In 1976, U.S. president Gerald Ford hosted the second G7 summit in San Juan, Puerto Rico. During his presidency, Ford became close friends with three of the other heads of government present at the summit: British prime minister James Callaghan, French president Valéry Giscard d'Estaing, and German chancellor Helmut Schmidt. After his presidency, Ford joined the American Enterprise Institute as its "Distinguished Fellow" and in 1982, he and his wife, Betty Ford, hosted the first AEI World Forum near their home in Beaver Creek. Along with Callaghan, Giscard d'Estaing, and Schmidt, he hoped to enrich discourse among world leaders and explore crucial public policy issues in an intimate setting.

Ford hosted the World Forum until his death in 2006. At the twenty-sixth World Forum in 2007, Vice President Richard Cheney unveiled Gerald R. Ford Hall in the Beaver Creek Park Hyatt Hotel, where the World Forum's sessions are held.

== Format ==

The AEI World Forum is private and off the record. The World Forum consists of plenary sessions, topical small-group discussion sessions, informal conversational time, and recreational activities. According to the Vail Valley Foundation, "Senior U.S. cabinet officers and legislators provide candid briefings on important policy initiatives. Heads of major international corporations discuss business and financial developments. Government officials from Europe, Asia and the Americas debate international strategic and economic issues in a private, informal atmosphere, far removed from the distractions of day-to-day business."

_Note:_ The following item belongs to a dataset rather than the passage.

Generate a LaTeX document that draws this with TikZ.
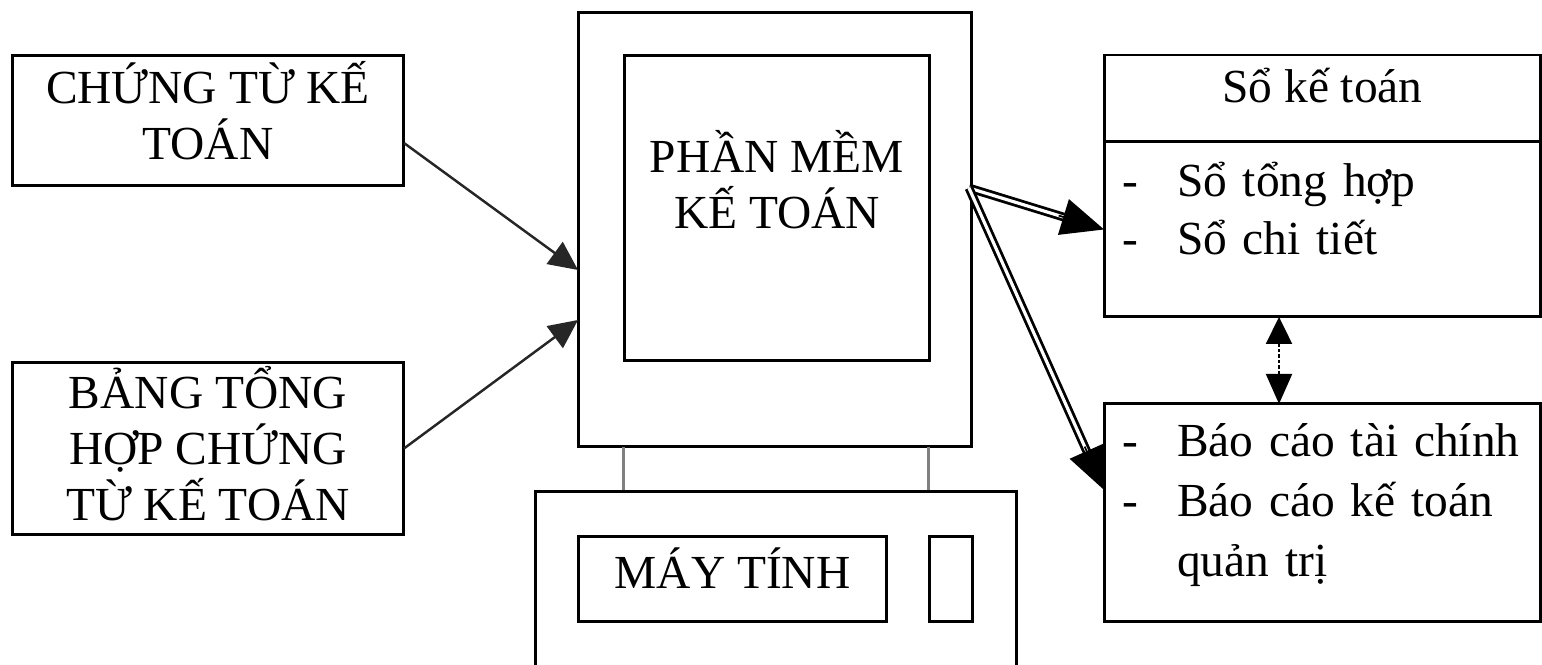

Journalists are not able to officially report on discussions taking place, leading to claims that the event is “secretive”. However, this does not prevent journalists from obtaining discussion topics, or from speaking at the events off the record.

The Forum attracts right-leaning politicians, and has included members of the first Trump administration and UK Conservative party government ministers. It has also been reported that its members shaped discussions ahead of the 2016 Republican Party presidential primaries.